Referencing and quoting

Disclaimer: I AM A PUBLISHER NOT A LAWYER! If you have any concerns over your own or others’ use of copyright material, get qualified legal advice. 

But I have spent a long time dealing with copyright issues and authors’ nervousness about using other people’s material. One question that keeps coming up in my bootcamp and from clients is the best way to cite sources and references when you’re writing a book for a business or general audience, rather than an academic paper.

Most people get why it matters:

1.     it demonstrates your research and awareness of thinking in the field,

2.     it allows you to show how your ideas fit with what’s already out there and how they extend, adapt or build on concepts readers are already familiar with

3.     you want your readers to know and love the books that you know and love (all writers are readers, and all readers love saying to other readers ‘Here, read this book!’) – books are not like toothbrushes or mobile phones, you don’t just need one.

4.     it’s common courtesy to credit those whose ideas have influenced you.

But how to do it without disturbing the flow of your own story with asides and footnotes and parentheses?

Firstly, don’t go mad.

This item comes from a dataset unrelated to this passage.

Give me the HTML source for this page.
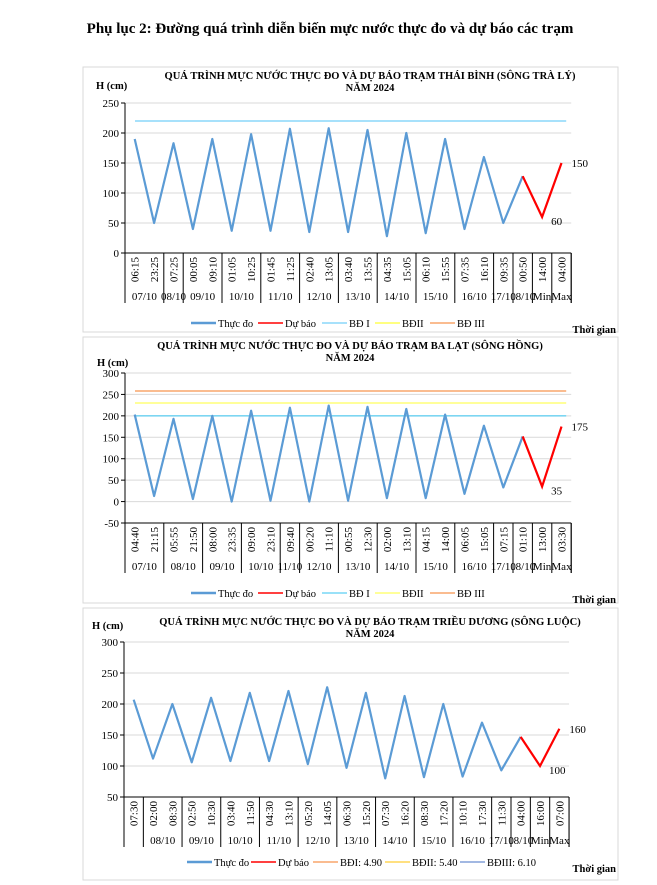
<!DOCTYPE html><html><head><meta charset="utf-8"><style>
body{margin:0;background:#fff;width:657px;height:885px;overflow:hidden;font-family:"Liberation Serif",serif}
svg{position:absolute;left:0;top:0}
</style></head><body>
<svg id="s" width="657" height="885" xmlns="http://www.w3.org/2000/svg" font-family="Liberation Serif, serif"></svg>
<script>
var o='';
o+='<text x="330" y="33" text-anchor="middle" font-size="15" font-weight="bold">Phụ lục 2: Đường quá trình diễn biến mực nước thực đo và dự báo các trạm</text>';
function chart(c){
 var L=c.ax,R=c.ax+23*c.sp;
 o+='<rect x="'+c.fx+'" y="'+c.fy+'" width="'+c.fw+'" height="'+c.fh+'" fill="#fff" stroke="#d9d9d9"/>';
 o+='<text x="'+c.tx+'" y="'+c.ty+'" text-anchor="middle" font-size="10.5" font-weight="bold">'+c.t1+'</text>';
 o+='<text x="'+c.tx+'" y="'+(c.ty+12)+'" text-anchor="middle" font-size="10.5" font-weight="bold">NĂM 2024</text>';
 o+='<text x="'+c.hx+'" y="'+c.hy+'" font-size="10.5" font-weight="bold">H (cm)</text>';
 function Y(v){return c.y0-(v-c.min)*c.k}
 for(var v=c.min;v<=c.max;v+=50){var y=Y(v);
  if(v>c.min)o+='<line x1="'+L+'" x2="'+R+'" y1="'+y+'" y2="'+y+'" stroke="#d9d9d9"/>';
  o+='<line x1="'+(L-4)+'" x2="'+L+'" y1="'+y+'" y2="'+y+'" stroke="#000"/>';
  o+='<text x="'+(L-6)+'" y="'+(y+4)+'" text-anchor="end" font-size="11">'+v+'</text>';}
 c.lines.forEach(function(l){var y=Y(l[0]);o+='<line x1="'+(L+10)+'" x2="'+(R-5)+'" y1="'+y+'" y2="'+y+'" stroke="'+l[1]+'" stroke-width="1"/>';});
 var yb=Y(c.min);
 o+='<line x1="'+L+'" x2="'+L+'" y1="'+Y(c.max)+'" y2="'+c.bot+'" stroke="#000"/>';
 o+='<line x1="'+L+'" x2="'+R+'" y1="'+yb+'" y2="'+yb+'" stroke="#000"/>';
 o+='<line x1="'+R+'" x2="'+R+'" y1="'+yb+'" y2="'+c.bot+'" stroke="#000"/>';
 for(var i=0;i<23;i++){var x=L+(i+0.5)*c.sp;
  o+='<text transform="translate('+(x+4)+','+(yb+4)+') rotate(-90)" text-anchor="end" font-size="11">'+c.times[i]+'</text>';}
 c.groups.forEach(function(g){var x1=L+g[0]*c.sp,x2=L+(g[1]+1)*c.sp;
  o+='<line x1="'+x2+'" x2="'+x2+'" y1="'+yb+'" y2="'+c.bot+'" stroke="#000"/>';
  if(g[2])o+='<text x="'+((x1+x2)/2)+'" y="'+c.dy+'" text-anchor="middle" font-size="11">'+g[2]+'</text>';});
 var p=c.d.map(function(v,i){return (L+(i+0.5)*c.sp)+','+Y(v)}).join(' ');
 o+='<polyline points="'+p+'" fill="none" stroke="#5b9bd5" stroke-width="2.2" stroke-linejoin="round"/>';
 var p2=c.f.map(function(v,i){return (L+(i+20.5)*c.sp)+','+Y(v)}).join(' ');
 o+='<polyline points="'+p2+'" fill="none" stroke="#ff0000" stroke-width="2.2"/>';
 o+='<text x="'+(L+21.5*c.sp+9)+'" y="'+(Y(c.f[1])+8)+'" font-size="11">'+c.f[1]+'</text>';
 o+='<text x="'+(L+22.5*c.sp+10)+'" y="'+(Y(c.f[2])+4)+'" font-size="11">'+c.f[2]+'</text>';
 var lx=c.lx;
 c.leg.forEach(function(l){o+='<line x1="'+lx+'" x2="'+(lx+25)+'" y1="'+c.ly+'" y2="'+c.ly+'" stroke="'+l[1]+'" stroke-width="'+l[2]+'"/>';
  o+='<text x="'+(lx+27)+'" y="'+(c.ly+4)+'" font-size="10.5">'+l[0]+'</text>';lx+=l[3];});
 o+='<text x="'+(c.fx+c.fw-2)+'" y="'+(c.ly+10)+'" text-anchor="end" font-size="10.5" font-weight="bold">Thời gian</text>';
}
chart({fx:83,fy:67,fw:535,fh:265,tx:370,ty:79,hx:96,hy:89,t1:'QUÁ TRÌNH MỰC NƯỚC THỰC ĐO VÀ DỰ BÁO TRẠM THÁI BÌNH (SÔNG TRÀ LÝ)',
 ax:125,sp:19.4,y0:253,min:0,max:250,k:0.6,bot:303,dy:300,lx:191,ly:323,
 lines:[[220,'#4fc3f7']],
 times:'06:15 23:25 07:25 00:05 09:10 01:05 10:25 01:45 11:25 02:40 13:05 03:40 13:55 04:35 15:05 06:10 15:55 07:35 16:10 09:35 00:50 14:00 04:00'.split(' '),
 groups:[[0,1,'07/10'],[2,2,'08/10'],[3,4,'09/10'],[5,6,'10/10'],[7,8,'11/10'],[9,10,'12/10'],[11,12,'13/10'],[13,14,'14/10'],[15,16,'15/10'],[17,18,'16/10'],[19,19,'17/10'],[20,20,'18/10'],[21,21,'Min'],[22,22,'Max']],
 d:[190,50,183,40,190,37,198,37,207,35,208,35,205,28,200,33,190,40,160,50,128],f:[128,60,150],
 leg:[['Thực đo','#5b9bd5',2.5,67],['Dự báo','#ff0000',1.5,64],['BĐ I','#4fc3f7',1,53],['BĐII','#ffff00',1,55],['BĐ III','#f47a20',1,60]]});
chart({fx:83,fy:337,fw:535,fh:266,tx:350,ty:349,hx:97,hy:366,t1:'QUÁ TRÌNH MỰC NƯỚC THỰC ĐO VÀ DỰ BÁO TRẠM BA LẠT (SÔNG HỒNG)',
 ax:125,sp:19.4,y0:523,min:-50,max:300,k:0.4286,bot:573,dy:570,lx:191,ly:593,
 lines:[[200,'#33c3f0'],[230,'#ffff33'],[258,'#f47a20']],
 times:'04:40 21:15 05:55 21:50 08:00 23:35 09:00 23:10 09:40 00:20 11:10 00:55 12:30 02:00 13:10 04:15 14:00 06:05 15:05 07:15 01:10 13:00 03:30'.split(' '),
 groups:[[0,1,'07/10'],[2,3,'08/10'],[4,5,'09/10'],[6,7,'10/10'],[8,8,'11/10'],[9,10,'12/10'],[11,12,'13/10'],[13,14,'14/10'],[15,16,'15/10'],[17,18,'16/10'],[19,19,'17/10'],[20,20,'18/10'],[21,21,'Min'],[22,22,'Max']],
 d:[203,13,193,6,200,0,212,2,219,0,224,2,221,8,216,8,203,18,177,33,152],f:[152,35,175],
 leg:[['Thực đo','#5b9bd5',2.5,67],['Dự báo','#ff0000',1.5,64],['BĐ I','#33c3f0',1,53],['BĐII','#ffff33',1,55],['BĐ III','#f47a20',1,60]]});
chart({fx:83,fy:608,fw:535,fh:272,tx:370,ty:625,hx:92,hy:629,t1:'QUÁ TRÌNH MỰC  NƯỚC THỰC ĐO VÀ DỰ BÁO TRẠM TRIỀU DƯƠNG (SÔNG LUỘC)',
 ax:124,sp:19.35,y0:797,min:50,max:300,k:0.62,bot:847,dy:844,lx:187,ly:862,
 lines:[],
 times:'07:30 02:00 08:30 02:50 10:30 03:40 11:50 04:30 13:10 05:20 14:05 06:30 15:20 07:30 16:20 08:30 17:20 10:10 17:30 11:30 04:00 16:00 07:00'.split(' '),
 groups:[[0,0,''],[1,2,'08/10'],[3,4,'09/10'],[5,6,'10/10'],[7,8,'11/10'],[9,10,'12/10'],[11,12,'13/10'],[13,14,'14/10'],[15,16,'15/10'],[17,18,'16/10'],[19,19,'17/10'],[20,20,'18/10'],[21,21,'Min'],[22,22,'Max']],
 d:[207,112,200,106,210,108,218,108,221,103,227,97,218,80,213,82,200,83,170,93,147],f:[147,100,160],
 leg:[['Thực đo','#5b9bd5',2.5,64],['Dự báo','#ff0000',1.5,62],['BĐI: 4.90','#f47a20',1,72],['BĐII: 5.40','#ffc000',1,75],['BĐIII: 6.10','#4472c4',1,80]]});
document.getElementById('s').innerHTML=o;
</script>
</body></html>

We all swim in the same sea of ideas and cultural literacy. You probably can’t remember the first time you heard the term ‘work-life balance’, or picked up the idea that building resilience is an important part of self-development. You don’t need to reference broad concepts like that.

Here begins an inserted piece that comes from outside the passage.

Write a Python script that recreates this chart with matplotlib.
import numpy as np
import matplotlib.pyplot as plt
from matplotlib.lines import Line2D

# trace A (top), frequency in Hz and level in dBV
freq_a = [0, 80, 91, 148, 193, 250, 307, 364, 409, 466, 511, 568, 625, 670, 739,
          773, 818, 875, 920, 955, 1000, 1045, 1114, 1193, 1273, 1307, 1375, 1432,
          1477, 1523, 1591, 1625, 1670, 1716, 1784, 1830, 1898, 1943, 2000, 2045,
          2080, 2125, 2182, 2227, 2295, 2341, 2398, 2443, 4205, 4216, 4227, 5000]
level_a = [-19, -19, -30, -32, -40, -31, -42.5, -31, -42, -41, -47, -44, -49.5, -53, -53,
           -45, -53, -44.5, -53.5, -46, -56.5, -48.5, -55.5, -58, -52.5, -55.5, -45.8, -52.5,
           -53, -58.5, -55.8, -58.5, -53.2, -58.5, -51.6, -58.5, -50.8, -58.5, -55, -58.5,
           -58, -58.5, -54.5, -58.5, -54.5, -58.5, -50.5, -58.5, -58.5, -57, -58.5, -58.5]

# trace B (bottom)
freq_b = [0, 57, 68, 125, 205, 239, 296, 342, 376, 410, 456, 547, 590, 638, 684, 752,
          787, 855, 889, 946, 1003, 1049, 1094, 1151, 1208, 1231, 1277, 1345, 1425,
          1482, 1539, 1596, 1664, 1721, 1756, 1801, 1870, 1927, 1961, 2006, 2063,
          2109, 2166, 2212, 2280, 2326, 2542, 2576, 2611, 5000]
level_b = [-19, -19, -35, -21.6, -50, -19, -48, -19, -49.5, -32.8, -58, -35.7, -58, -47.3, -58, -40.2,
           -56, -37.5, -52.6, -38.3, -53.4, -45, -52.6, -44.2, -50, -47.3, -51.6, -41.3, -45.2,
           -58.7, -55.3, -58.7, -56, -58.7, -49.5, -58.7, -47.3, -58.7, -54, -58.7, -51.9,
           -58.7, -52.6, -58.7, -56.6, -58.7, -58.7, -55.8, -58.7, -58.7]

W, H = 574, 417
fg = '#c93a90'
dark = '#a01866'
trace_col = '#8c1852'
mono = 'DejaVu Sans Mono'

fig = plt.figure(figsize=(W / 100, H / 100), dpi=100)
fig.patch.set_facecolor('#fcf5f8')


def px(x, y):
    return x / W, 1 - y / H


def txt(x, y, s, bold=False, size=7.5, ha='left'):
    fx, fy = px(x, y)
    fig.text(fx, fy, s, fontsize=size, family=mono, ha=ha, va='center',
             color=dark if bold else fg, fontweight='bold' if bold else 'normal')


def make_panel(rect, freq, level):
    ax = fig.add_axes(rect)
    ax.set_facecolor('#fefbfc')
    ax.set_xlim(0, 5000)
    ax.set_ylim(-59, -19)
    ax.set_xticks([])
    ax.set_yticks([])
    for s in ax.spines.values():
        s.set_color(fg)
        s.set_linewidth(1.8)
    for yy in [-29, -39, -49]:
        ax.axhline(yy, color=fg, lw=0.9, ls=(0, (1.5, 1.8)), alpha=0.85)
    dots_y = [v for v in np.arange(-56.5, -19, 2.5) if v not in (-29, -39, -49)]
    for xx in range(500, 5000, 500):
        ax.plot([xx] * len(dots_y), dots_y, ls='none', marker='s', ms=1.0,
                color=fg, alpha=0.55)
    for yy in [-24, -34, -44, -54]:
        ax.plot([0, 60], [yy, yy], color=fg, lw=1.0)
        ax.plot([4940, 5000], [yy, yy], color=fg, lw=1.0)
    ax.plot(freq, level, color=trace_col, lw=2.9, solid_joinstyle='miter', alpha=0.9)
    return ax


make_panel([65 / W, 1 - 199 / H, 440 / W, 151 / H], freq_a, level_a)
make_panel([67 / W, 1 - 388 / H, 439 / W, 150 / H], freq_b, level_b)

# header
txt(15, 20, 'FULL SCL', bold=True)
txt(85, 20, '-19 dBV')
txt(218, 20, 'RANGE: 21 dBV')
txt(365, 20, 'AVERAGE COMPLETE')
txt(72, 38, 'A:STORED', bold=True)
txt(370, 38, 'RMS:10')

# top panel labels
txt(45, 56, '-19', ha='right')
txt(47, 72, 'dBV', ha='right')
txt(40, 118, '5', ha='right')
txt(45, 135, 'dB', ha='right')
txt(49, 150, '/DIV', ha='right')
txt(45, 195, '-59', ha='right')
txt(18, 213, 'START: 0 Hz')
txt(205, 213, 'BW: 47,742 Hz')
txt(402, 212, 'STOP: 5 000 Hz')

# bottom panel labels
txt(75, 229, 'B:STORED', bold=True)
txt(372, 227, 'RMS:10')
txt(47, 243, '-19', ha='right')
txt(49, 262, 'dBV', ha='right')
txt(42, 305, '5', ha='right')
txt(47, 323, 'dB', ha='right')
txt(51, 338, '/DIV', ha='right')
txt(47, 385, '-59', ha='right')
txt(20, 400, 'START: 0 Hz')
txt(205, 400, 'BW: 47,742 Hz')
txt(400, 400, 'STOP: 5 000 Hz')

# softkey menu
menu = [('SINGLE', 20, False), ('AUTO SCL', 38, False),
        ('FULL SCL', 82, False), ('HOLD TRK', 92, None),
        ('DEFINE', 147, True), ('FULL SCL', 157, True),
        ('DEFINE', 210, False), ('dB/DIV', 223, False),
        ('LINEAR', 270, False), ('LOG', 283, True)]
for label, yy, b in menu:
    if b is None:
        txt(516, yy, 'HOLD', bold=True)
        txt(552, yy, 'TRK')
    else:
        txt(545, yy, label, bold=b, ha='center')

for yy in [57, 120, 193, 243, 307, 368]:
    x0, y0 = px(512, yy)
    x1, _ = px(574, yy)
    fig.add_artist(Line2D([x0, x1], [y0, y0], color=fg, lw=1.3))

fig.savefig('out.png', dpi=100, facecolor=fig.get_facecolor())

But if you use a distinctive phrase or concept that has a traceable provenance, which is clearly associated with an individual, you need to credit them. You can do this with a light touch in text: ‘Steve Peters famously described the warring factions in our minds as the Chimp, the Human and the Computer, but maybe there’s another element at work…’ And then you can simply include The Chimp Paradox in your bibliography, listing full title and subtitle, author name, publisher and date of publication.

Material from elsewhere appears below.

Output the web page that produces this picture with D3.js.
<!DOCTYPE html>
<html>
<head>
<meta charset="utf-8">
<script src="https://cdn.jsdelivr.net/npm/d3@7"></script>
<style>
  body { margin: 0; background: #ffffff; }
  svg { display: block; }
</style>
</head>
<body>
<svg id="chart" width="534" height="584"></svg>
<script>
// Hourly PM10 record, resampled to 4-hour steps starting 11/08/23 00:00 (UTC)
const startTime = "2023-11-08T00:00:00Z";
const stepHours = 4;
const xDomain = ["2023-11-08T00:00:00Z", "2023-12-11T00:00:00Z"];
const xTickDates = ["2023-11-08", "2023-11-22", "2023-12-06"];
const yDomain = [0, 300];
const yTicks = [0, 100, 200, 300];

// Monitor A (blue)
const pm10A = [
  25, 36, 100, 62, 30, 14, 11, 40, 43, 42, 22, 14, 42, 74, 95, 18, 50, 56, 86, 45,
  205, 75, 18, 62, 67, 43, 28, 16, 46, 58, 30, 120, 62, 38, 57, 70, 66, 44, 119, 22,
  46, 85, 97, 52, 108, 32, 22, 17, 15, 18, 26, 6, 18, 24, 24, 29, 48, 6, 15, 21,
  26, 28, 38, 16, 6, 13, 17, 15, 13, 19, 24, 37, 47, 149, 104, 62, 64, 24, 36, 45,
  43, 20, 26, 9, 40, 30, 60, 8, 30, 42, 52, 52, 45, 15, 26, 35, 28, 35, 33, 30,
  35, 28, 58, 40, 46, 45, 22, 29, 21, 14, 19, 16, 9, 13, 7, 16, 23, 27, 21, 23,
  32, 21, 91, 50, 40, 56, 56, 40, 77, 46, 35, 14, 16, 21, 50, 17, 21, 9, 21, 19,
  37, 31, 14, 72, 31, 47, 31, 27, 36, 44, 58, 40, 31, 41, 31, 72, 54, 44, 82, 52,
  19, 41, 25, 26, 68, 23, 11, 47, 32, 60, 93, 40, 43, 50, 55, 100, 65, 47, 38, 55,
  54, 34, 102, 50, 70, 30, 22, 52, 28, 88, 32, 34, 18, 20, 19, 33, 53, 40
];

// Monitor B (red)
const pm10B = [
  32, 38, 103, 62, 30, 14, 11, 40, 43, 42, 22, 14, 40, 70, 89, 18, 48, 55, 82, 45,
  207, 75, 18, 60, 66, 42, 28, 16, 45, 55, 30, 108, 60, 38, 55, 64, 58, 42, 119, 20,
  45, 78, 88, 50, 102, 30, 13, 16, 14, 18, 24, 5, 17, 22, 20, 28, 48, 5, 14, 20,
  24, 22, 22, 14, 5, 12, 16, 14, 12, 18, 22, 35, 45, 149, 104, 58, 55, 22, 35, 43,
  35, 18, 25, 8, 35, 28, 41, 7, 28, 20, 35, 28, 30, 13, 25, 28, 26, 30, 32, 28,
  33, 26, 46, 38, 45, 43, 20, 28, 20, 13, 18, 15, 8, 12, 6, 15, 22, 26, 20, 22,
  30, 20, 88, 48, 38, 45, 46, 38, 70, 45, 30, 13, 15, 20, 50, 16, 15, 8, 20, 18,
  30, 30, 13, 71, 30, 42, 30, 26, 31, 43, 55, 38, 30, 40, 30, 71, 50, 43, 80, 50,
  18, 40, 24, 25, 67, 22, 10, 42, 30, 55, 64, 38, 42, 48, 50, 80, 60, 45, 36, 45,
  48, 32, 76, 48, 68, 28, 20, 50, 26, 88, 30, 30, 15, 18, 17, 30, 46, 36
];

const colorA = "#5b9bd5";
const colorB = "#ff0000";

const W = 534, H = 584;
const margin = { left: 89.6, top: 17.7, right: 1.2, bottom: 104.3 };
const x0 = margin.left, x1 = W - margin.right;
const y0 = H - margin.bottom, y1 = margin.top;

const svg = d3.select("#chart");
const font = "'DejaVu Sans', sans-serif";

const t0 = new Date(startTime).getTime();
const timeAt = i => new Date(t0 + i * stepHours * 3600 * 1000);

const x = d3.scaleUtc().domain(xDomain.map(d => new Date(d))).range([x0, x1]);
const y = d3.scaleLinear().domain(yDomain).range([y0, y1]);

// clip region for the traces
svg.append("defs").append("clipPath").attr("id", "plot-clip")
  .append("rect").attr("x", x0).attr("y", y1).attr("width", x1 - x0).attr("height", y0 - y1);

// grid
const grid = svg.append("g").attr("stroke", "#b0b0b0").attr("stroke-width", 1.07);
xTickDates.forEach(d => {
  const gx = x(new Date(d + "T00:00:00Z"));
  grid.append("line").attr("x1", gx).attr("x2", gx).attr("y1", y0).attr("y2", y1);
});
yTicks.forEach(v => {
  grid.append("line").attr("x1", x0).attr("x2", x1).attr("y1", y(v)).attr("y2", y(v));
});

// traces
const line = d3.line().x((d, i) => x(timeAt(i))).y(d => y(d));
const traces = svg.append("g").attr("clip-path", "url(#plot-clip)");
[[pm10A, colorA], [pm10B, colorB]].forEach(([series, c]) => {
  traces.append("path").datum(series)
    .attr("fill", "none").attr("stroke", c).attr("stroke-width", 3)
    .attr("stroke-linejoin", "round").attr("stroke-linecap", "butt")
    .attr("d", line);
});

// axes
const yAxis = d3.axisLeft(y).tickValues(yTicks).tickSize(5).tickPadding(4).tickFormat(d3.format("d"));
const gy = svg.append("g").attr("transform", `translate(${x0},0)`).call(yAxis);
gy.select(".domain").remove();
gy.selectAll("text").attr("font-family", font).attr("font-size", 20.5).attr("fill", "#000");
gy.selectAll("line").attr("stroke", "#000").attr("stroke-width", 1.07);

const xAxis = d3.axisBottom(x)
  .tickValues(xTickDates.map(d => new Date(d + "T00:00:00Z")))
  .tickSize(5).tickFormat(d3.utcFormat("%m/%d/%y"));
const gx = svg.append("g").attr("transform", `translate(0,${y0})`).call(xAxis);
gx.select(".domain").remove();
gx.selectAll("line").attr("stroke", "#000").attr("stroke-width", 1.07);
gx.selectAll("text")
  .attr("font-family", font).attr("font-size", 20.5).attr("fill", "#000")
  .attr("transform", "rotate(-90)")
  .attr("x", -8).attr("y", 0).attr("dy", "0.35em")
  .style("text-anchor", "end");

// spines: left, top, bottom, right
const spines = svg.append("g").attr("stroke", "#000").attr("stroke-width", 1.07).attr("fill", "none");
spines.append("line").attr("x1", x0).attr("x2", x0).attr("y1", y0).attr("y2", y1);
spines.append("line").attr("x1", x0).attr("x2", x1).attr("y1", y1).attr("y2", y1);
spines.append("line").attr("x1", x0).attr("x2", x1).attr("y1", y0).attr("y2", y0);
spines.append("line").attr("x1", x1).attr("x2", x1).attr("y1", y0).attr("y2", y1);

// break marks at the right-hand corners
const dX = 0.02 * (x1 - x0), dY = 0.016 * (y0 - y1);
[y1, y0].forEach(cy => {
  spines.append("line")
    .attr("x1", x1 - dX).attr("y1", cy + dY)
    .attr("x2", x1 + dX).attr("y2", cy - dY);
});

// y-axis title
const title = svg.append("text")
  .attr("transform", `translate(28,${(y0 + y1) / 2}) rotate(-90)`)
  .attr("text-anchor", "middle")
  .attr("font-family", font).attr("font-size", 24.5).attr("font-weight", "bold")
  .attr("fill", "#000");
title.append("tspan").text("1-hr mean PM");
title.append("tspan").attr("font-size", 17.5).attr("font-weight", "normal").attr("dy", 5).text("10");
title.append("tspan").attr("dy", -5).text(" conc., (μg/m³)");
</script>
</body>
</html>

If you prefer a more academic flavour, you can put the reference in parentheses too: ‘(Peters, 2012)’.

But if it’s not a matter of identifying an idea that you’re building on, but more a case of citing specific statistics or research findings, it makes sense to identify the source on the spot using a footnote, so that the reader who likes to check facts and figures can do so easily. ‘It’s completely unacceptable that more than 300,000 women die every year in childbirth[1]…’ or ‘Incredibly, between June and August 2016 the figure for adults in work was at 74.5%, its highest since records began in 1971.[2]

Finally, what about quoting others? You can use short quotations from others’ work in text without their express permission – there’s an exception to copyright law that allows you to use other people’s material for the purposes of ‘quotation, criticism or review’ (and criticism here means analysis of their argument in the broadest sense, not necessarily criticizing it negatively!). By law you need to provide full attribution, and you’ll also want to include the work cited in your bibliography, but usually you don’t need permission to include it. If you’re using song lyrics or lines of poetry things get more tricky – avoid this if possible as rightsholder tend to be stickier. There’s a useful guide at http://copyrightuser.org/topics/quotation/.

Don’t be afraid of using other people’s ideas. Just do it generously and fairly, and make sure you’re saying something that takes the conversation further.